Pretty sure he has thrown away ANY chance of being a successful driver. Maybe he knew it was his only chance of making history.


----------



## SOCOM42 (Nov 9, 2012)

How much of the BLM money is he getting? Money talks and BS walks.

Is he going to partner up with Collin Peckerneck promoting anti American values in the near future, IF he survives the oval track???? 

Accidents do happen:devil::devil::devil:

All Aholes like him do is generate hatred for him and his kind with the BS they push on us.


----------



## Mad Trapper (Feb 12, 2014)

Seen flying over Talledega/Lincoln Ala

Sad the POS is driving #43, R. Petty should be ashamed. I've not watched NASCAR many years now.

https://nesn.com/2020/06/nascar-rumors-richard-petty-motorsports-planning-bubba-wallace-contract-extension/


----------



## SOCOM42 (Nov 9, 2012)

Did I hear correctly that NASCAR has gone anti gun also??????

I have not watched them in years either.


----------



## rice paddy daddy (Jul 17, 2012)

This is a PR stunt.
Anyone who has been to a NASCAR race knows two things 
1. The garage area is closed to all except crew and officials 
2. The garage area is wide open, cars are right next to each other. No one can do anything without others seeing. And there are people in there 24 hours a day.


----------



## Mad Trapper (Feb 12, 2014)

Tell nASScar what you think of them, and sponsors:

[email protected]


----------



## rice paddy daddy (Jul 17, 2012)

It’s about to get real.
FBI will investigate.


----------



## SOCOM42 (Nov 9, 2012)

Was Jessie Smalldik around the place????


----------



## Mad Trapper (Feb 12, 2014)

SOCOM42 said:


> Was Jessie Smalldik around the place????


I'm IN A REAL BAD MOOD!

And, and my true thoughts would get me banned, forever.
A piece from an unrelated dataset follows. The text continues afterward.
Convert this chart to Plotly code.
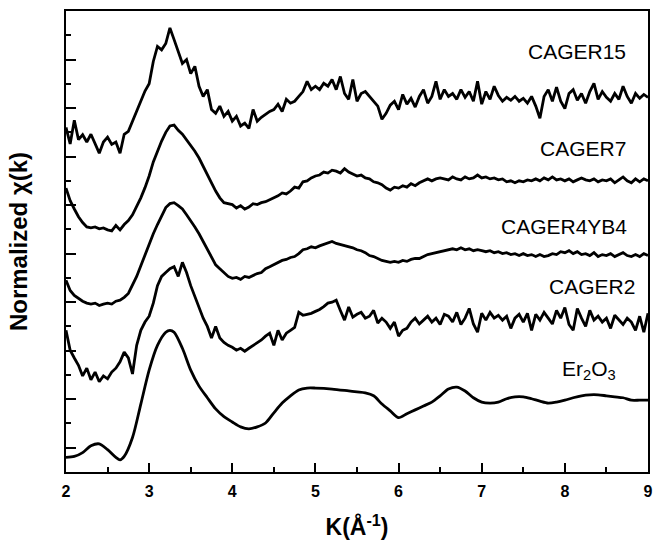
import numpy as np
import plotly.graph_objects as go

# Sampling grid for the measured spectra (k in 1/Å)
k = np.round(np.arange(2.0, 9.0001, 0.05), 2)

cager15 = [
    6.60, 6.26, 6.75, 6.35, 6.45, 6.30, 6.46, 6.25, 6.07, 6.30,
    6.40, 6.25, 6.30, 6.07, 6.46, 6.52, 6.73, 6.95, 7.14, 7.35,
    7.50, 7.96, 8.27, 8.20, 8.33, 8.65, 8.41, 8.16, 7.92, 8.00,
    7.71, 7.86, 7.45, 7.24, 7.38, 6.97, 6.89, 7.04, 6.83, 6.93,
    6.73, 6.83, 6.63, 6.69, 6.58, 6.97, 6.73, 6.81, 6.87, 6.93,
    6.97, 7.08, 6.93, 7.18, 7.10, 7.14, 7.24, 7.34, 7.55, 7.38,
    7.45, 7.38, 7.51, 7.45, 7.59, 7.38, 7.65, 7.30, 7.18, 7.59,
    7.14, 7.30, 7.34, 7.24, 7.14, 7.04, 6.77, 6.89, 7.06, 7.14,
    6.97, 7.28, 7.08, 7.20, 7.02, 7.24, 7.38, 7.10, 7.24, 7.55,
    7.18, 7.38, 7.24, 7.30, 7.18, 7.38, 7.22, 7.34, 7.14, 7.55,
    7.08, 7.34, 7.18, 7.45, 7.26, 7.14, 7.22, 7.16, 7.24, 7.14,
    7.20, 7.10, 7.24, 7.04, 6.79, 7.24, 7.38, 7.14, 7.43, 7.14,
    6.99, 7.30, 7.38, 7.16, 7.30, 7.10, 7.34, 7.51, 7.18, 7.34,
    7.22, 7.14, 7.30, 7.18, 7.45, 7.24, 7.10, 7.30, 7.20, 7.28,
    7.22,
]

cager7 = [
    5.35, 5.09, 4.92, 4.76, 4.64, 4.55, 4.53, 4.55, 4.51, 4.53,
    4.49, 4.47, 4.58, 4.49, 4.60, 4.68, 4.80, 4.97, 5.15, 5.36,
    5.60, 5.89, 6.11, 6.32, 6.50, 6.63, 6.65, 6.54, 6.46, 6.34,
    6.24, 6.11, 5.97, 5.79, 5.62, 5.46, 5.29, 5.15, 5.05, 5.03,
    5.01, 4.94, 4.99, 4.92, 4.96, 5.03, 5.01, 5.05, 5.07, 5.11,
    5.15, 5.19, 5.25, 5.23, 5.29, 5.37, 5.35, 5.48, 5.50, 5.56,
    5.60, 5.62, 5.68, 5.66, 5.72, 5.70, 5.66, 5.75, 5.68, 5.64,
    5.60, 5.62, 5.56, 5.54, 5.48, 5.46, 5.42, 5.35, 5.31, 5.37,
    5.35, 5.40, 5.37, 5.44, 5.40, 5.46, 5.50, 5.54, 5.50, 5.54,
    5.56, 5.54, 5.52, 5.58, 5.54, 5.52, 5.58, 5.54, 5.56, 5.62,
    5.56, 5.58, 5.54, 5.56, 5.52, 5.54, 5.48, 5.50, 5.46, 5.50,
    5.48, 5.52, 5.50, 5.54, 5.50, 5.56, 5.52, 5.58, 5.52, 5.54,
    5.50, 5.54, 5.48, 5.52, 5.56, 5.52, 5.50, 5.54, 5.48, 5.52,
    5.50, 5.54, 5.46, 5.52, 5.58, 5.50, 5.46, 5.54, 5.48, 5.54,
    5.50,
]

cager4yb4 = [
    3.45, 3.24, 3.14, 3.08, 3.02, 2.98, 2.96, 2.98, 2.93, 2.96,
    2.98, 2.96, 3.02, 3.04, 3.10, 3.18, 3.34, 3.53, 3.75, 3.98,
    4.21, 4.41, 4.60, 4.78, 4.95, 5.03, 5.05, 4.99, 4.92, 4.80,
    4.68, 4.55, 4.41, 4.25, 4.08, 3.92, 3.77, 3.69, 3.61, 3.53,
    3.49, 3.51, 3.47, 3.53, 3.51, 3.55, 3.59, 3.61, 3.69, 3.73,
    3.77, 3.82, 3.86, 3.88, 3.92, 3.94, 4.00, 4.08, 4.10, 4.14,
    4.12, 4.16, 4.19, 4.23, 4.25, 4.21, 4.19, 4.16, 4.14, 4.12,
    4.08, 4.06, 4.02, 3.96, 3.94, 3.90, 3.86, 3.84, 3.82, 3.84,
    3.82, 3.86, 3.84, 3.88, 3.90, 3.90, 3.94, 3.98, 4.00, 4.02,
    4.04, 4.06, 4.08, 4.10, 4.08, 4.12, 4.08, 4.10, 4.06, 4.08,
    4.06, 4.04, 4.06, 4.02, 4.04, 4.00, 4.02, 3.98, 4.00, 3.96,
    4.00, 3.96, 3.98, 3.94, 3.98, 3.94, 3.96, 4.00, 3.98, 4.04,
    4.02, 4.06, 4.00, 4.04, 3.98, 4.00, 3.96, 4.02, 3.94, 3.98,
    3.96, 4.00, 3.94, 3.98, 4.02, 3.96, 3.94, 3.98, 3.94, 4.00,
    3.96,
]

cager2 = [
    2.42, 2.01, 1.85, 1.70, 1.48, 1.64, 1.40, 1.56, 1.36, 1.48,
    1.42, 1.56, 1.64, 1.77, 1.97, 1.85, 1.52, 2.11, 2.42, 2.59,
    2.71, 2.98, 3.34, 3.53, 3.61, 3.69, 3.73, 3.53, 3.82, 3.61,
    3.34, 3.12, 2.91, 2.67, 2.50, 2.26, 2.50, 2.26, 2.17, 2.11,
    2.07, 2.01, 2.05, 1.99, 2.05, 2.11, 2.17, 2.22, 2.30, 2.36,
    2.11, 2.42, 2.22, 2.36, 2.42, 2.48, 2.79, 2.73, 2.75, 2.77,
    2.81, 2.85, 2.91, 2.98, 3.00, 3.04, 2.83, 2.63, 2.90, 2.69,
    2.75, 2.79, 2.67, 2.71, 2.83, 2.57, 2.67, 2.59, 2.46, 2.59,
    2.30, 2.42, 2.46, 2.59, 2.67, 2.55, 2.63, 2.71, 2.59, 2.67,
    2.54, 2.75, 2.71, 2.59, 2.79, 2.54, 2.67, 2.87, 2.55, 2.38,
    2.77, 2.63, 2.79, 2.67, 2.73, 2.63, 2.71, 2.46, 2.67, 2.75,
    2.59, 2.77, 2.42, 2.75, 2.63, 2.79, 2.67, 2.55, 2.83, 2.67,
    2.89, 2.54, 2.42, 2.87, 2.67, 2.50, 2.83, 2.63, 2.71, 2.59,
    2.67, 2.46, 2.73, 2.63, 2.54, 2.67, 2.59, 2.42, 2.71, 2.38,
    2.77,
]

# Er2O3 reference (smooth curve)
k_er2o3 = [2.0, 2.1, 2.2, 2.3, 2.4, 2.5, 2.6, 2.65, 2.7, 2.8, 2.9, 3.0, 3.1,
           3.2, 3.25, 3.3, 3.4, 3.5, 3.6, 3.7, 3.8, 3.9, 4.0, 4.1, 4.2, 4.3,
           4.4, 4.5, 4.6, 4.7, 4.8, 4.9, 5.0, 5.2, 5.4, 5.5, 5.6, 5.7, 5.8,
           5.9, 6.0, 6.1, 6.2, 6.3, 6.4, 6.5, 6.6, 6.7, 6.8, 6.9, 7.0, 7.1,
           7.2, 7.3, 7.4, 7.5, 7.6, 7.7, 7.8, 7.9, 8.0, 8.1, 8.2, 8.3, 8.4,
           8.5, 8.6, 8.7, 8.8, 8.9, 9.0]
er2o3 = [-0.20, -0.18, -0.10, 0.04, 0.08, -0.04, -0.20, -0.25, -0.18, 0.21,
         0.90, 1.60, 2.11, 2.38, 2.42, 2.38, 2.05, 1.60, 1.27, 1.03, 0.80,
         0.64, 0.53, 0.43, 0.39, 0.43, 0.51, 0.72, 0.92, 1.07, 1.19, 1.23,
         1.23, 1.21, 1.17, 1.15, 1.13, 1.07, 0.90, 0.76, 0.62, 0.70, 0.78,
         0.86, 0.94, 1.07, 1.21, 1.25, 1.17, 1.03, 0.94, 0.92, 0.94, 1.01,
         1.05, 1.05, 1.01, 0.96, 0.92, 0.94, 0.98, 1.03, 1.07, 1.09, 1.09,
         1.07, 1.05, 1.03, 0.98, 0.98, 0.98]

labels = ["CAGER15", "CAGER7", "CAGER4YB4", "CAGER2", "Er<sub>2</sub>O<sub>3</sub>"]
label_x = [8.76, 8.76, 8.77, 8.87, 8.64]
label_y = [8.16, 6.17, 4.55, 3.32, 1.60]

for arr in (cager15, cager7, cager4yb4, cager2):
    assert len(arr) == len(k), len(arr)

fig = go.Figure()
line = dict(color="black", width=2.8)
for ys in (cager15, cager7, cager4yb4, cager2):
    fig.add_trace(go.Scatter(x=k, y=ys, mode="lines", line=line,
                             showlegend=False, hoverinfo="skip"))
fig.add_trace(go.Scatter(x=k_er2o3, y=er2o3, mode="lines",
                         line=dict(color="black", width=2.8, shape="spline",
                                   smoothing=0.8),
                         showlegend=False, hoverinfo="skip"))

for t, lx, ly in zip(labels, label_x, label_y):
    fig.add_annotation(x=lx, y=ly, text=t, showarrow=False, xanchor="right",
                       yanchor="middle",
                       font=dict(family="Liberation Sans, Arial", size=21,
                                 color="black"))

font_main = "Liberation Sans, Arial, sans-serif"
fig.update_layout(
    width=662, height=545,
    margin=dict(l=66, r=14, t=9, b=73),
    plot_bgcolor="white", paper_bgcolor="white",
    font=dict(family=font_main, color="black"),
)
fig.update_xaxes(
    range=[2, 9], tick0=2, dtick=1, ticks="inside", ticklen=9, tickwidth=1.5,
    tickcolor="black", showline=True, linewidth=2, linecolor="black",
    mirror=True, showgrid=False, zeroline=False, ticklabelstandoff=4,
    tickfont=dict(family=font_main, size=16, color="black", weight="bold"),
    minor=dict(dtick=0.5, ticks="inside", ticklen=5, tickwidth=1.5,
               tickcolor="black", showgrid=False),
    title=dict(text="K(Å<sup>-1</sup>)", standoff=20,
               font=dict(family=font_main, size=23, weight="bold")),
)
fig.update_yaxes(
    range=[-0.5, 9.0], tick0=0, dtick=1, ticks="inside", ticklen=10,
    tickwidth=1.5, tickcolor="black", showline=True, linewidth=2,
    linecolor="black", mirror=True, showgrid=False, zeroline=False,
    showticklabels=False,
    minor=dict(dtick=0.5, ticks="inside", ticklen=5, tickwidth=1.5,
               tickcolor="black", showgrid=False),
    title=dict(text="Normalized χ(k)", standoff=30,
               font=dict(family=font_main, size=24, weight="bold")),
)

fig.write_html("out.html")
I survived 6/13/2020 at Prepper Forums.

Not sure why I came back.......


----------



## Mad Trapper (Feb 12, 2014)

Mad Trapper said:


> I'm IN A REAL BAD MOOD!
> 
> And, and my true thoughts would get me banned, forever.
> I survived 6/13/2020 at Prepper Forums.
> ...


About J suckapenis


----------



## SOCOM42 (Nov 9, 2012)

Mad Trapper said:


> I'm IN A REAL BAD MOOD!
> 
> And, and my true thoughts would get me banned, forever.
> 
> ...


HEY, If I posted what I really wanted to I would be erased right out of existence here.:vs_smirk:

There are some who would want me gone from here as it is, I just reword things so that even a cro magnon could translate,

IF they don't have pussed up brain that is completely fused over with the liberalism syndrome.

Just keep irritating the right ones.:devil::devil:


----------



## Slippy (Nov 14, 2013)

Mad Trapper said:


> Tell nASScar what you think of them, and sponsors:
> 
> [email protected]


Sent NASCAR an email ripping them a new one. Stick to racing and leave politics and social justice bs to the retards blah blah blah.
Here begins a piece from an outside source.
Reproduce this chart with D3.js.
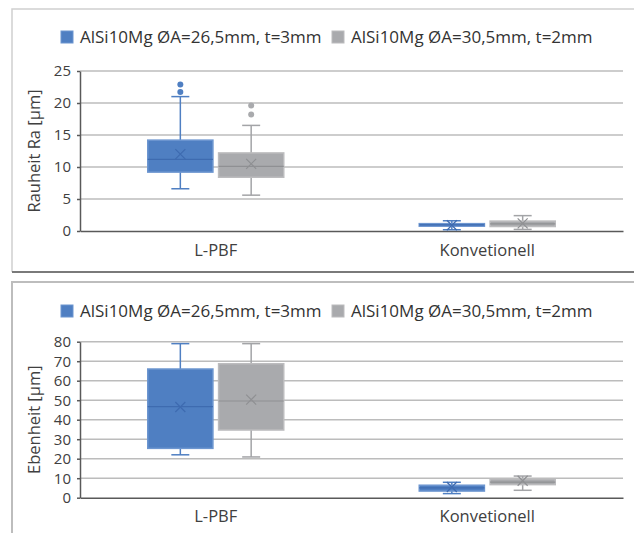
<!DOCTYPE html>
<html>
<head>
<meta charset="utf-8">
<script src="https://cdn.jsdelivr.net/npm/d3@7"></script>
<style>
  body { margin: 0; background: #fff; }
  svg { display: block; font-family: "Open Sans", sans-serif; }
</style>
</head>
<body>
<svg id="chart" width="634" height="533"></svg>
<script>
const categories = ['L-PBF', 'Konvetionell'];
const seriesNames = ['AlSi10Mg ØA=26,5mm, t=3mm', 'AlSi10Mg ØA=30,5mm, t=2mm'];

// top chart: Rauheit Ra [µm]  -> [min, q1, median, q3, max, mean]
const raBlue = [[6.6, 9.2, 11.2, 14.2, 21.0, 12.0], [0.2, 0.75, 0.95, 1.15, 1.6, 0.9]];
const raGray = [[5.6, 8.4, 10.1, 12.2, 16.5, 10.5], [0.25, 0.7, 1.1, 1.55, 2.4, 1.2]];
const raBlueOutliers = [[21.7, 22.9], []];
const raGrayOutliers = [[18.2, 19.6], []];
const raTicks = [0, 5, 10, 15, 20, 25];

// bottom chart: Ebenheit [µm]
const ebBlue = [[22, 25.3, 46.7, 66, 79, 46.5], [2.1, 3.4, 5.0, 6.4, 7.9, 5.5]];
const ebGray = [[20.9, 34.7, 49.6, 68.7, 79, 50.3], [3.8, 6.7, 8.0, 9.6, 11.1, 8.7]];
const ebBlueOutliers = [[], []];
const ebGrayOutliers = [[], []];
const ebTicks = [0, 10, 20, 30, 40, 50, 60, 70, 80];

const colors = {
  fill: ['#4f7fc2', '#a9aaad'],
  stroke: ['#6d96d0', '#bcbcbe'],
  line: ['#3e6bb0', '#8f9093'],
  whisker: ['#4f7fc2', '#a3a4a7']
};

const svg = d3.select('#chart');

// panel frames
svg.append('path')
  .attr('d', 'M12,272 V9 H640')
  .attr('fill', 'none').attr('stroke', '#d0d0d0').attr('stroke-width', 1.5);
svg.append('line')
  .attr('x1', 12).attr('x2', 640).attr('y1', 272).attr('y2', 272)
  .attr('stroke', '#7a7a7a').attr('stroke-width', 2);
svg.append('path')
  .attr('d', 'M12,540 V282 H640')
  .attr('fill', 'none').attr('stroke', '#bdbdbd').attr('stroke-width', 2);

function drawPanel(opt) {
  const g = svg.append('g');

  // legend
  const legend = g.append('g').attr('transform', `translate(0,${opt.legendY})`);
  const legX = [61, 332];
  seriesNames.forEach((name, i) => {
    legend.append('rect')
      .attr('x', legX[i]).attr('y', -6).attr('width', 12).attr('height', 12)
      .attr('fill', colors.fill[i]).attr('stroke', colors.stroke[i]);
    legend.append('text')
      .attr('x', legX[i] + 19).attr('y', 6)
      .attr('font-size', 17).attr('fill', '#333')
      .text(name);
  });

  const x0 = d3.scaleBand().domain(categories).range([80, 623]);
  const y = d3.scaleLinear().domain(opt.domain).range([opt.bottom, opt.top]);

  // gridlines
  g.append('g')
    .selectAll('line')
    .data(opt.ticks.slice(1))
    .join('line')
    .attr('x1', 80).attr('x2', 623)
    .attr('y1', d => y(d)).attr('y2', d => y(d))
    .attr('stroke', '#bcbcbc').attr('stroke-width', 1.5);

  // y axis
  const yAxis = g.append('g')
    .attr('transform', 'translate(80,0)')
    .call(d3.axisLeft(y).tickValues(opt.ticks).tickSize(3).tickSizeOuter(0).tickPadding(6));
  yAxis.select('.domain').attr('stroke', '#595959').attr('stroke-width', 1.5);
  yAxis.selectAll('.tick line').attr('stroke', '#595959').attr('stroke-width', 1.5);
  yAxis.selectAll('text').attr('font-size', 15).attr('fill', '#404040')
    .attr('font-family', '"Open Sans", sans-serif');

  // x axis line and category labels
  const xAxis = g.append('g')
    .attr('transform', `translate(0,${opt.bottom})`)
    .call(d3.axisBottom(x0).tickSize(0).tickSizeOuter(0).tickPadding(13));
  xAxis.select('.domain').attr('stroke', '#595959').attr('stroke-width', 1.5);
  xAxis.selectAll('text').attr('font-size', 16.5).attr('fill', '#404040')
    .attr('font-family', '"Open Sans", sans-serif');

  // y title
  g.append('text')
    .attr('transform', `translate(40,${(opt.top + opt.bottom) / 2}) rotate(-90)`)
    .attr('text-anchor', 'middle')
    .attr('font-size', 16.5).attr('fill', '#404040')
    .text(opt.title);

  // boxes
  const sets = [opt.blue, opt.gray];
  const outl = [opt.blueOut, opt.grayOut];
  categories.forEach((cat, ci) => {
    const c = x0(cat) + x0.bandwidth() / 2;
    const x1 = d3.scaleBand().domain(seriesNames).range([c - 68, c + 68]).paddingInner(0.08);
    seriesNames.forEach((s, si) => {
      const [mn, q1, med, q3, mx, mean] = sets[si][ci];
      const bx = x1(s), bw = x1.bandwidth(), cx = bx + bw / 2;
      const bg = g.append('g');
      // whiskers
      bg.append('line').attr('x1', cx).attr('x2', cx).attr('y1', y(q3)).attr('y2', y(mx))
        .attr('stroke', colors.whisker[si]).attr('stroke-width', 1.5);
      bg.append('line').attr('x1', cx).attr('x2', cx).attr('y1', y(q1)).attr('y2', y(mn))
        .attr('stroke', colors.whisker[si]).attr('stroke-width', 1.5);
      [mn, mx].forEach(v => {
        bg.append('line').attr('x1', cx - 9).attr('x2', cx + 9).attr('y1', y(v)).attr('y2', y(v))
          .attr('stroke', colors.whisker[si]).attr('stroke-width', 1.5);
      });
      // box
      bg.append('rect')
        .attr('x', bx).attr('y', y(q3)).attr('width', bw).attr('height', Math.max(y(q1) - y(q3), 1))
        .attr('fill', colors.fill[si]).attr('stroke', colors.stroke[si]).attr('stroke-width', 1.5);
      // median
      bg.append('line').attr('x1', bx).attr('x2', bx + bw).attr('y1', y(med)).attr('y2', y(med))
        .attr('stroke', colors.line[si]).attr('stroke-width', 1.2);
      // mean marker
      const my = y(mean);
      bg.append('path')
        .attr('d', `M${cx - 5},${my - 5}L${cx + 5},${my + 5}M${cx - 5},${my + 5}L${cx + 5},${my - 5}`)
        .attr('stroke', colors.line[si]).attr('stroke-width', 1.2).attr('fill', 'none');
      // outliers
      bg.selectAll('circle')
        .data(outl[si][ci])
        .join('circle')
        .attr('cx', cx).attr('cy', d => y(d)).attr('r', 3)
        .attr('fill', colors.fill[si]);
    });
  });
}

drawPanel({
  legendY: 37, top: 71, bottom: 231, domain: [0, 25], ticks: raTicks,
  title: 'Rauheit Ra [µm]',
  blue: raBlue, gray: raGray, blueOut: raBlueOutliers, grayOut: raGrayOutliers
});

drawPanel({
  legendY: 311, top: 341.7, bottom: 497.7, domain: [0, 80], ticks: ebTicks,
  title: 'Ebenheit  [µm]',
  blue: ebBlue, gray: ebGray, blueOut: ebBlueOutliers, grayOut: ebGrayOutliers
});
</script>
</body>
</html>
Got an acknowledgment of receipt but no reply.


----------



## SOCOM42 (Nov 9, 2012)

rice paddy daddy said:


> It's about to get real.
> FBI will investigate.


You trust those bastards????

I hope you were being sarcastic.

Ever since J Edgar died they have slowly gone down the shitter.

He may have been a queer but he ran a tight but listing ship.
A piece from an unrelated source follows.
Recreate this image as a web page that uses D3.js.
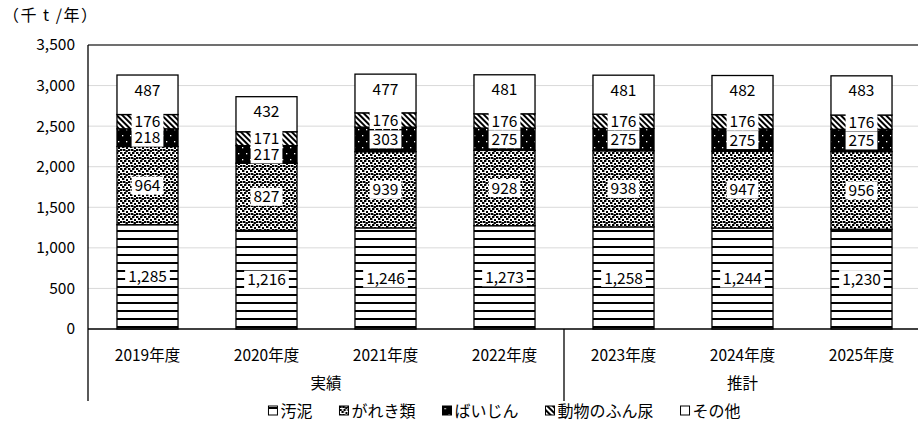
<!DOCTYPE html>
<html><head><meta charset="utf-8">
<script src="https://cdn.jsdelivr.net/npm/d3@7"></script>
<style>
html,body{margin:0;padding:0;background:#fff;}
svg{display:block;font-family:"Noto Sans CJK JP","Noto Sans",sans-serif;}
</style></head>
<body>
<svg id="chart" width="918" height="423"></svg>
<script>
const years = ["2019年度","2020年度","2021年度","2022年度","2023年度","2024年度","2025年度"];
const groups = [{name:"実績", from:0, to:3},{name:"推計", from:4, to:6}];
const seriesNames = ["汚泥","がれき類","ばいじん","動物のふん尿","その他"];
const sludge = [1285,1216,1246,1273,1258,1244,1230];
const debris = [964,827,939,928,938,947,956];
const dust = [218,217,303,275,275,275,275];
const manure = [176,171,176,176,176,176,176];
const other = [487,432,477,481,481,482,483];
const yTicks = [0,500,1000,1500,2000,2500,3000,3500];
const unitLabel = "（千 t /年）";

const seriesValues = [sludge, debris, dust, manure, other];
const patternIds = ["pHoriz","pConfetti","pDust","pDiag","pWhite"];

const svg = d3.select("#chart");
const M = {l:88, r:921, t:45, b:329};
const FS = 15.5;

// patterns
const defs = svg.append("defs");
{
  const p = defs.append("pattern").attr("id","pHoriz").attr("patternUnits","userSpaceOnUse")
    .attr("width",8).attr("height",8);
  p.append("rect").attr("width",8).attr("height",8).attr("fill","#fff");
  p.append("rect").attr("y",6).attr("width",8).attr("height",2).attr("fill","#000");
}
{
  const p = defs.append("pattern").attr("id","pConfetti").attr("patternUnits","userSpaceOnUse")
    .attr("width",8).attr("height",8);
  p.append("rect").attr("width",8).attr("height",8).attr("fill","#fff");
  const sq = [[0,0],[4,0],[2,2],[6,3],[0,5],[3,5],[5.5,6]];
  sq.forEach(([x,y])=>p.append("rect").attr("x",x).attr("y",y).attr("width",2.4).attr("height",2).attr("fill","#000"));
}
{
  const p = defs.append("pattern").attr("id","pDust").attr("patternUnits","userSpaceOnUse")
    .attr("width",8).attr("height",12);
  p.append("rect").attr("width",8).attr("height",12).attr("fill","#000");
  p.append("rect").attr("x",2).attr("y",3).attr("width",1.3).attr("height",1.3).attr("fill","#fff");
  p.append("rect").attr("x",6).attr("y",9).attr("width",1.3).attr("height",1.3).attr("fill","#fff");
}
{
  const p = defs.append("pattern").attr("id","pDiag").attr("patternUnits","userSpaceOnUse")
    .attr("width",4).attr("height",4).attr("patternTransform","rotate(-45)");
  p.append("rect").attr("width",4).attr("height",4).attr("fill","#fff");
  p.append("rect").attr("width",2).attr("height",4).attr("fill","#000");
}
{
  const p = defs.append("pattern").attr("id","pWhite").attr("patternUnits","userSpaceOnUse")
    .attr("width",4).attr("height",4);
  p.append("rect").attr("width",4).attr("height",4).attr("fill","#fff");
}

const x = d3.scaleBand().domain(years).range([M.l,M.r]).paddingInner(0.487).paddingOuter(0.2435);
const y = d3.scaleLinear().domain([0,3500]).range([M.b,M.t]);

// gridlines
svg.append("g").selectAll("line").data(yTicks.filter(t=>t>0 && t<3500)).join("line")
  .attr("x1",M.l).attr("x2",M.r).attr("y1",d=>y(d)).attr("y2",d=>y(d))
  .attr("stroke","#d9d9d9").attr("stroke-width",1);

// plot top border
svg.append("line").attr("x1",M.l).attr("x2",M.r).attr("y1",M.t).attr("y2",M.t)
  .attr("stroke","#404040").attr("stroke-width",1.5);

// y axis labels
const yAxis = d3.axisLeft(y).tickValues(yTicks).tickSize(0).tickPadding(13).tickFormat(d3.format(","));
const ya = svg.append("g").attr("transform",`translate(${M.l},0)`).call(yAxis);
ya.select(".domain").remove();
ya.selectAll("text").attr("font-size",FS).attr("fill","#000").attr("font-family",'"Noto Sans CJK JP",sans-serif');

// stacked data
const table = years.map((yr,i)=>{const o={year:yr}; seriesNames.forEach((s,j)=>o[s]=seriesValues[j][i]); return o;});
const stack = d3.stack().keys(seriesNames)(table);

const barG = svg.append("g");
stack.forEach((layer,j)=>{
  barG.append("g").selectAll("rect").data(layer).join("rect")
    .attr("x",d=>x(d.data.year)).attr("width",x.bandwidth())
    .attr("y",d=>y(d[1])).attr("height",d=>y(d[0])-y(d[1]))
    .attr("fill",`url(#${patternIds[j]})`).attr("stroke","#000").attr("stroke-width",1.3);
});

// labels
const fmt = d3.format(",");
const labG = svg.append("g");
stack.forEach((layer,j)=>{
  layer.forEach(d=>{
    const cx = x(d.data.year)+x.bandwidth()/2;
    let cy = (y(d[0])+y(d[1]))/2;
    if (j===4) cy = y(d[1]) + 15;
    const g = labG.append("g");
    const t = g.append("text").attr("x",cx).attr("y",cy).attr("dy","0.36em")
      .attr("text-anchor","middle").attr("font-size",FS).attr("fill","#000")
      .text(fmt(d[1]-d[0]));
    const w = t.node().getComputedTextLength();
    if (j!==4) {
      g.insert("rect","text").attr("x",cx-w/2-3).attr("y",cy-9).attr("width",w+6).attr("height",18).attr("fill","#fff");
    }
  });
});

// x axis line
svg.append("line").attr("x1",M.l).attr("x2",M.r).attr("y1",M.b).attr("y2",M.b)
  .attr("stroke","#000").attr("stroke-width",1.3);
// left axis line extended
svg.append("line").attr("x1",M.l).attr("x2",M.l).attr("y1",M.t).attr("y2",401)
  .attr("stroke","#000").attr("stroke-width",1.3);

// category labels
const xa = svg.append("g").attr("transform",`translate(0,${M.b})`)
  .call(d3.axisBottom(x).tickSize(0).tickPadding(21));
xa.select(".domain").remove();
xa.selectAll("text").attr("font-size",FS).attr("fill","#000").attr("font-family",'"Noto Sans CJK JP",sans-serif');

// group labels and separators
const step = x.step();
groups.forEach((g,i)=>{
  const x0 = x(years[g.from]) - (step - x.bandwidth())/2;
  const x1 = x(years[g.to]) + x.bandwidth() + (step - x.bandwidth())/2;
  svg.append("text").attr("x",(x0+x1)/2).attr("y",389).attr("text-anchor","middle")
    .attr("font-size",FS).attr("fill","#000").text(g.name);
  if (i>0) svg.append("line").attr("x1",x0).attr("x2",x0).attr("y1",M.b).attr("y2",401)
    .attr("stroke","#000").attr("stroke-width",1.3);
});

// unit label
svg.append("text").attr("x",3).attr("y",21).attr("font-size",16).attr("letter-spacing",1.5)
  .attr("fill","#000").text(unitLabel);

// legend
const legG = svg.append("g");
let lx = 0;
const GAP = 27;
seriesNames.forEach((s,j)=>{
  const g = legG.append("g").attr("transform",`translate(${lx},0)`);
  g.append("rect").attr("x",0).attr("y",-11).attr("width",9).attr("height",9)
    .attr("fill",`url(#${patternIds[j]})`).attr("stroke","#000").attr("stroke-width",1);
  const t = g.append("text").attr("x",12).attr("y",0).attr("font-size",16).attr("fill","#000").text(s);
  const w = t.node().getComputedTextLength();
  lx += 12 + w + GAP;
});
const totalW = lx - GAP;
legG.attr("transform",`translate(${(M.l+M.r)/2 - totalW/2},417)`);
</script>
</body></html>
After he passed these things came about.

One passed TS data to a russian whore in Seattle, another was involved in mafia rubouts in Boston and Providence.

There are others, but these two come to mind.

Right they are to be trusted.:vs_laugh:

What has happened to Comey, Struck and the others, NOTHING!!!!


----------



## Hemi45 (May 5, 2014)

rice paddy daddy said:


> This is a PR stunt.
> Anyone who has been to a NASCAR race knows two things
> 1. The garage area is closed to all except crew and officials
> 2. The garage area is wide open, cars are right next to each other. No one can do anything without others seeing. And there are people in there 24 hours a day.


Nothing surprises me anymore and this being a publicity stunt has crossed my mind. However, for me, the big takeaway was the story of the other drivers rallying around Bubba. Adversity reveals character and I'm damn impressed with what I've seen from the NASCAR family throughout all this. To my great surprise they've become the shining example of adaption and evolution in American sports.


----------



## Slippy (Nov 14, 2013)

The longer it takes for NASCAR to release who did this, the more it appears to be a political stunt.


----------



## Chiefster23 (Feb 5, 2016)

Jessie Smollett version 2.0


----------



## Mad Trapper (Feb 12, 2014)

+1 socom42


----------



## Robie (Jun 2, 2016)

Looks like the boys are embracing him and his BLM lie.

Bunch of drivers got together and pushed his car to the front of the field in a show of solidarity.

https://www.breitbart.com/sports/20...bubba-wallaces-car-to-the-front-of-the-field/


----------



## Mad Trapper (Feb 12, 2014)

Slippy said:


> The longer it takes for NASCAR to release who did this, the more it appears to be a political stunt.


nASScar has went NFL.

Get over it. Boycott sponsors. Fox network too.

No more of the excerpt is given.